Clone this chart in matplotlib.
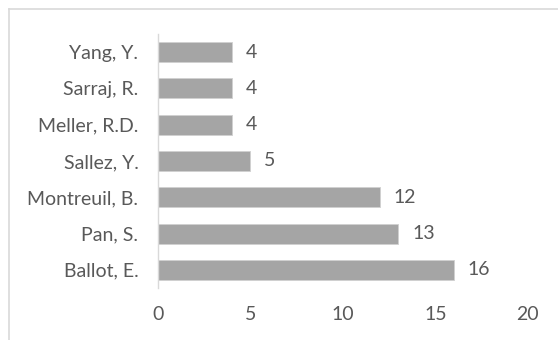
import matplotlib
matplotlib.use("Agg")
import matplotlib.pyplot as plt
from matplotlib.lines import Line2D

authors = ["Ballot, E.", "Pan, S.", "Montreuil, B.", "Sallez, Y.",
           "Meller, R.D.", "Sarraj, R.", "Yang, Y."]
counts = [16, 13, 12, 5, 4, 4, 4]
xticks = [0, 5, 10, 15, 20]

plt.rcParams["font.family"] = ["Lato", "DejaVu Sans"]
text_color = "#595959"
bar_color = "#a5a5a5"
line_color = "#d9d9d9"

fig = plt.figure(figsize=(5.58, 3.40), dpi=100)
ax = fig.add_axes([0.283, 0.153, 0.663, 0.747])

ypos = range(len(authors))
ax.barh(ypos, counts, height=0.55, color=bar_color,
        edgecolor="#d0d0d0", linewidth=0.6)

for y, v in zip(ypos, counts):
    ax.annotate(str(v), xy=(v, y), xytext=(10, 0), textcoords="offset points",
                va="center", ha="left", fontsize=14, color=text_color)

ax.set_xlim(0, 20)
ax.set_ylim(-0.5, len(authors) - 0.5)
ax.set_xticks(xticks)
ax.set_xticklabels([str(t) for t in xticks])
ax.set_yticks(list(ypos))
ax.set_yticklabels(authors)
ax.tick_params(axis="both", length=0, labelsize=14, colors=text_color)
ax.tick_params(axis="x", pad=13)
ax.tick_params(axis="y", pad=14)

for side in ["top", "right", "bottom"]:
    ax.spines[side].set_visible(False)
ax.spines["left"].set_color(line_color)
ax.spines["left"].set_linewidth(1.0)

# chart-area frame (top and left edges)
fig.add_artist(Line2D([9 / 558, 1.0], [1 - 9 / 340, 1 - 9 / 340],
                      transform=fig.transFigure, color=line_color, lw=1.2))
fig.add_artist(Line2D([9 / 558, 9 / 558], [0.0, 1 - 9 / 340],
                      transform=fig.transFigure, color=line_color, lw=1.2))

fig.savefig("out.png", dpi=100, facecolor="white")
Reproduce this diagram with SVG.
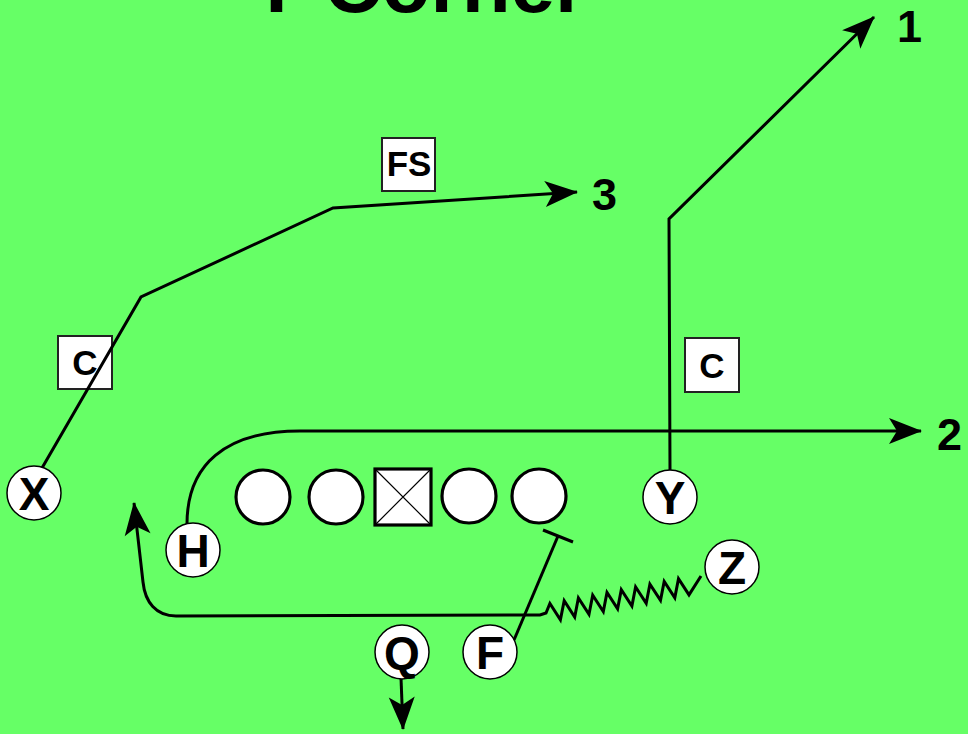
<svg xmlns="http://www.w3.org/2000/svg" width="968" height="734" viewBox="0 0 968 734">
<defs>
<style>
.bg{fill:#66ff66}
.route{fill:none;stroke:#000;stroke-width:3;stroke-linejoin:miter}
.player{fill:#fff;stroke:#000;stroke-width:1.5}
.lineman{fill:#fff;stroke:#000;stroke-width:3.2}
.plabel{font-family:"Liberation Sans",Arial,sans-serif;font-weight:bold;font-size:46px;text-anchor:middle;fill:#000}
.box{fill:#fff;stroke:#222;stroke-width:2}
.blabel{font-family:"Liberation Sans",Arial,sans-serif;font-weight:bold;font-size:35px;text-anchor:middle;fill:#000}
.num{font-family:"Liberation Sans",Arial,sans-serif;font-weight:bold;font-size:45px;fill:#000}
.title{font-family:"Liberation Sans",Arial,sans-serif;font-weight:bold;font-size:80px;text-anchor:middle;fill:#000}
</style>
<marker id="arrow" markerUnits="userSpaceOnUse" markerWidth="40" markerHeight="34" viewBox="-36 -17 40 34" refX="0" refY="0" orient="auto" overflow="visible">
<path d="M1,0 L-32,-13 L-24,0 L-32,13 Z" fill="#000"/>
</marker>
</defs>
<rect class="bg" x="0" y="0" width="968" height="734"/>
<text class="title" x="418" y="12">Y Corner</text>

<g id="label-fs"><rect class="box" x="382" y="138" width="53" height="53"/><text class="blabel" x="409" y="176">FS</text></g>
<g id="label-c-left"><rect class="box" x="58" y="336" width="54" height="53"/><text class="blabel" x="85" y="375">C</text></g>
<g id="label-c-right"><rect class="box" x="685" y="338" width="54" height="54"/><text class="blabel" x="712" y="378">C</text></g>

<g id="connectors">
<path class="route" d="M42,468 L141,297 L333,208 L577,192" marker-end="url(#arrow)"/>
<path class="route" d="M670,470 L669,219 L874,17" marker-end="url(#arrow)"/>
<path class="route" d="M187,524 C187,465 225,431 300,431 L921,431" marker-end="url(#arrow)"/>
<path class="route" d="M401,678 L403,729" marker-end="url(#arrow)"/>
<path class="route" d="M514,640 L558,536"/>
<path class="route" d="M543,530 L573,542"/>
<path class="route" d="M701,576 L689.0,594.9 L678.5,578.6 L674.8,597.7 L664.2,581.4 L660.5,600.4 L649.9,584.1 L646.2,603.2 L635.6,586.9 L631.9,606.0 L621.3,589.7 L617.6,608.7 L607.0,592.4 L603.3,611.5 L592.7,595.2 L589.0,614.2 L578.4,597.9 L574.7,617.0 L564.2,600.7 L560.4,619.8 L549.9,603.5 L546,613 L540,615 L176,616 C156,616 145,602 143,582 L134,503" marker-end="url(#arrow)"/>
</g>

<g id="lineman-1"><circle class="lineman" cx="263" cy="497" r="27"/></g>
<g id="lineman-2"><circle class="lineman" cx="336" cy="497" r="27"/></g>
<g id="center"><rect class="lineman" x="375" y="469" width="56" height="56"/><path d="M375,469 L431,525 M431,469 L375,525" stroke="#000" stroke-width="1.2"/></g>
<g id="lineman-4"><circle class="lineman" cx="469" cy="496" r="27"/></g>
<g id="lineman-5"><circle class="lineman" cx="539" cy="496" r="27"/></g>

<g id="player-x"><circle class="player" cx="34" cy="493" r="27"/><text class="plabel" x="34" y="510">X</text></g>
<g id="player-h"><circle class="player" cx="193" cy="550" r="27"/><text class="plabel" x="193" y="567">H</text></g>
<g id="player-y"><circle class="player" cx="670" cy="497" r="27"/><text class="plabel" x="670" y="514">Y</text></g>
<g id="player-z"><circle class="player" cx="732" cy="567" r="27"/><text class="plabel" x="732" y="584">Z</text></g>
<g id="player-q"><circle class="player" cx="402" cy="652" r="27"/><text class="plabel" x="402" y="669">Q</text></g>
<g id="player-f"><circle class="player" cx="490" cy="652" r="27"/><text class="plabel" x="490" y="669">F</text></g>

<text class="num" x="897" y="42">1</text>
<text class="num" x="937" y="450">2</text>
<text class="num" x="592" y="210">3</text>
</svg>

- [Direction] Return a copy of every line that includes the word "chart".

- [The reply]
Clone this chart in matplotlib.
# chart-area frame (top and left edges)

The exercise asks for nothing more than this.